Streit um Netrebko geht weiter: Die Ukrainer sagen ab, der Intendant ist wütend
Der Wiesbadener Intendant sagt, die Absagen seien politisch motiviert. Der ukrainische Kulturminister wendet sich an Claudia Roth.

Der Streit um den geplanten Auftritt der russischen Sopranistin Anna Netrebko auf den Internationalen Maifestspielen im hessischen Wiesbaden geht weiter. Die Künstlerin ist wegen ihrer angeblichen Putin-Nähe seit dem Beginn des Kriegs, den ihr Land gegen die Ukraine führt, umstritten. In Wiesbaden sollten aber auch ukrainische Künstler auftreten, das ukrainische Nationalorchester, der Nationalchor und das Taras-Schwetschenko-Theater aus Charkiw. Diese haben nun abgesagt.
Wie das Staatstheater in Wiesbaden Anfang der Woche mitteilte, traf dort ein entsprechendes Schreiben des Generalintendanten des Nationalen Operntheaters der Ukraine sowie ein an die deutsche Staatsministerin für Kultur und Medien Claudia Roth gerichtetes Schreiben des ukrainischen Kulturministers Oleksandr Tkachenko ein.
Intendant erklärt: Forderungen des ukrainischen Kulturministers nicht hinnehmbar
Dabei hätte die Agentur, die die Ukrainische Nationalphilharmonie in Europa vertritt, dem Dirigenten und dem Orchester frühzeitig mitgeteilt, dass in einem anderen Konzert im Rahmen der Festspiele auch Anna Netrebko auftreten werde. Die Ukrainer habe das nicht davon abgehalten, die Einladung anzunehmen. „Die vorläufigen Absagen sind ganz offensichtlich politisch motiviert bzw. von der Politik auferlegt.“
Dies werde nicht zuletzt aus dem Schreiben des Kulturministers Oleksandr Tkachenko an Claudia Roth offenbar. Tkachenko stelle in diesem Schreiben klar, dass die ukrainische Seite weder die Zusammenarbeit mit Personen tolerieren werde, die die russische Kultur repräsentierten, noch überhaupt Veranstaltungen, in denen russische Kultur zur Darstellung käme.

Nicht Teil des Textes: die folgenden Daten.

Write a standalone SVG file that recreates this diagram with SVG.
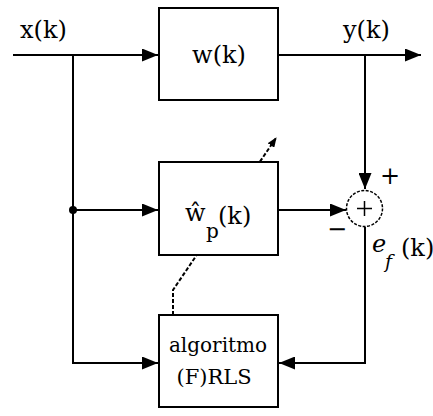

„Für uns würde das bedeuten, dass wir keinerlei russische Künstler mehr auftreten lassen könnten, keinerlei russische Musik mehr spielen (was wir mit Tschaikowskis Violinkonzert bei den IMF tun) und auch keine russischen Dichter mehr zu Wort kommen lassen dürften (was in unserer Eröffnungspremiere mit der Vertonung von Dostojewskis ‚Aus einem Totenhaus‘ passieren wird). Diese Forderung des ukrainischen Kulturministers, die russische Kultur aus unseren Spielplänen ganz zu entfernen, kann für uns in einem freien Land nicht hinnehmbar sein. Auch halten wir es für falsch, dass ukrainische Künstler, die uns mehrfach beteuert haben, dass sie bei den Internationalen Maifestspielen 2023 auftreten möchten, von staatlicher Seite daran gehindert werden“, heißt es in der Erklärung des Theaters.
Und weiter: Wenn ukrainische Staatsbeamte dazu aufforderten, man müsse sich zwischen zwei Kulturen entscheiden („der Kultur des Aggressors und der Kultur eines demokratischen Staates“), so werde hier eine falsche Alternative aufgemacht. „Wir haben uns klar gegen den Angriffskrieg von Putin und auch gegen das gesamte Handeln des Putin-Regimes gestellt. Das kann aber keine Verurteilung aller russischen Menschen und aller russischen Kultur bedeuten. Kultur lebt immer von menschlichen Werten, die über den Nationen stehen.“
So sei die ukrainische Theatertruppe mit dem französischen Stück „Caligula“ von Albert Camus eingeladen und das ukrainische Orchester mit einem Werk des Italieners Giuseppe Verdi. „Dass es dazu auf staatliches Geheiß in Wiesbaden vermutlich nicht kommen wird, ist kein gutes Zeichen für eine Kultur, die Kriege und Unrecht überwinden will. Die Internationalen Maifestspiele Wiesbaden sind international. Sie entscheiden sich nicht für oder gegen eine nationale Kultur. Sie entscheiden sich für die eine Kultur, die alle verbinden sollte.“ Es klingt jedenfalls nicht danach, als wolle der Wiesbadener Intendant Uwe Eric Laufenberg wegen der Schreiben Anna Netrebko wieder ausladen.